◆ COLLECTED DATA ◆
□ □ □ □ □

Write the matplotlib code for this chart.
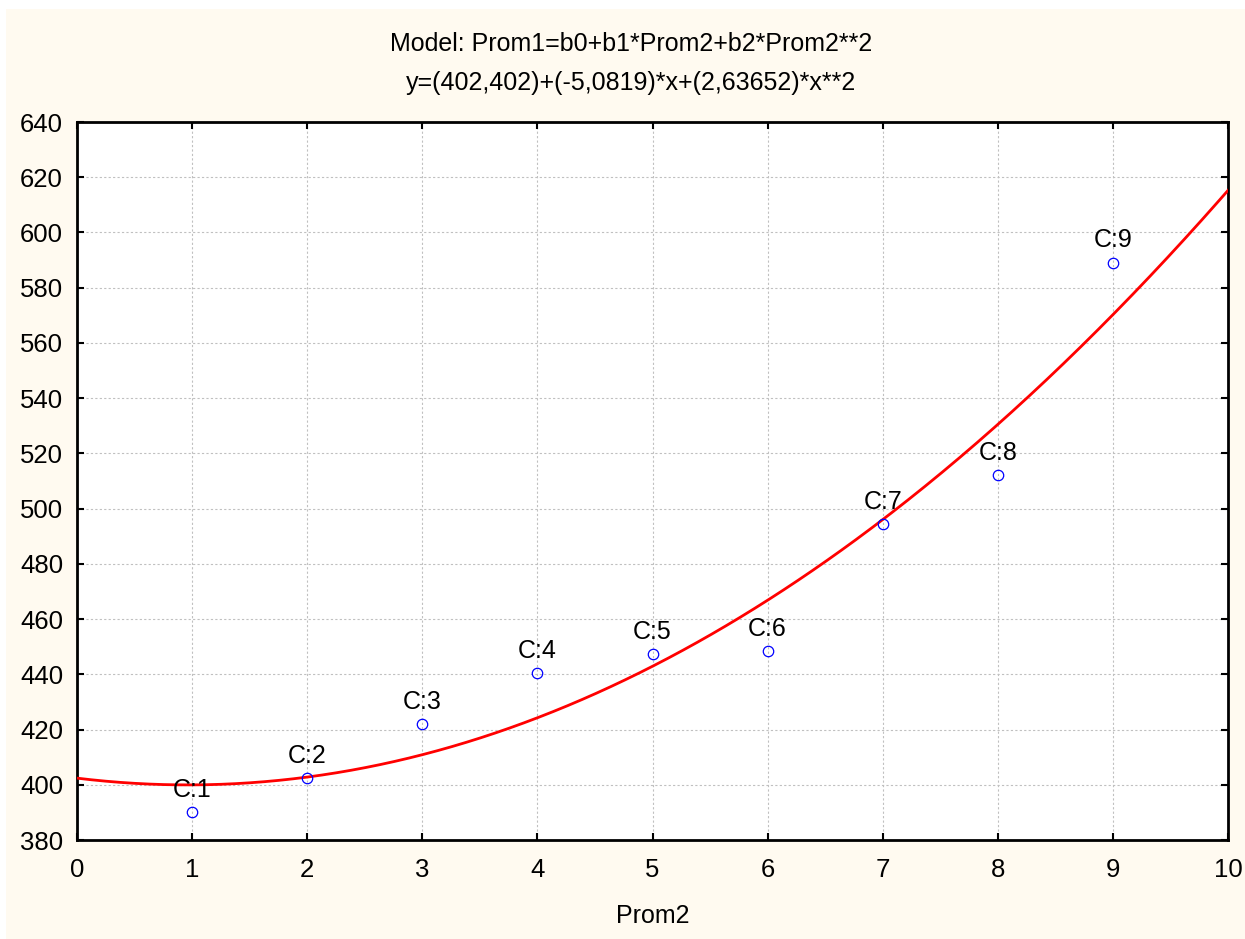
import numpy as np
import matplotlib
matplotlib.use("Agg")
import matplotlib.pyplot as plt
from matplotlib.patches import Rectangle

plt.rcParams['font.family'] = ['Liberation Sans', 'DejaVu Sans']

# Data
prom2 = [1, 2, 3, 4, 5, 6, 7, 8, 9]
prom1 = [390.0, 402.3, 422.0, 440.4, 447.3, 448.3, 494.4, 512.0, 589.0]
labels = ["C:1", "C:2", "C:3", "C:4", "C:5", "C:6", "C:7", "C:8", "C:9"]
coef_b0, coef_b1, coef_b2 = 402.402, -5.0819, 2.63652
xticks = list(range(0, 11))
yticks = list(range(380, 641, 20))

W, H = 1245, 939
fig = plt.figure(figsize=(W / 100, H / 100), dpi=100)
fig.patch.set_facecolor('white')
fig.patches.append(Rectangle((6 / W, 0), 1, 1 - 9 / H, transform=fig.transFigure,
                             facecolor='#fffaf0', edgecolor='none', zorder=-10))

ax = fig.add_axes([77 / W, 1 - 840 / H, (1228 - 77) / W, (840 - 122) / H])
ax.set_facecolor('white')

xs = np.linspace(0, 10, 400)
ys = coef_b0 + coef_b1 * xs + coef_b2 * xs ** 2
ax.plot(xs, ys, color='red', lw=2, zorder=3)
ax.plot(prom2, prom1, 'o', mfc='none', mec='blue', ms=7.5, mew=0.9, zorder=4)
for x, y, t in zip(prom2, prom1, labels):
    ax.annotate(t, (x, y), xytext=(0, 7.5), textcoords='offset points',
                ha='center', va='bottom', fontsize=18, color='black', zorder=5)

ax.set_xlim(0, 10)
ax.set_ylim(380, 640)
ax.set_xticks(xticks)
ax.set_yticks(yticks)
ax.grid(True, color='#c0c0c0', linestyle=(0, (2, 2)), lw=0.8)
ax.set_axisbelow(True)
ax.tick_params(direction='in', length=5, width=1.5, labelsize=18.5,
               top=True, right=True)
ax.tick_params(axis='y', pad=10)
ax.tick_params(axis='x', pad=13)
for s in ax.spines.values():
    s.set_linewidth(2)
ax.set_xlabel("Prom2", fontsize=18, labelpad=16)

fig.text(0.5 + (631 - W / 2) / W, 1 - 44 / H, "Model: Prom1=b0+b1*Prom2+b2*Prom2**2",
         ha='center', va='center', fontsize=18)
fig.text(0.5 + (631 - W / 2) / W, 1 - 83 / H, "y=(402,402)+(-5,0819)*x+(2,63652)*x**2",
         ha='center', va='center', fontsize=18)

fig.savefig("out.png", dpi=100)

□ □ □ □ □

◆ TASK STATEMENT ◆
Note every line above where the string "matplotlib" shows up, and copy those lines.

◆ TASK ANSWER ◆
Write the matplotlib code for this chart.
import matplotlib
matplotlib.use("Agg")
import matplotlib.pyplot as plt
from matplotlib.patches import Rectangle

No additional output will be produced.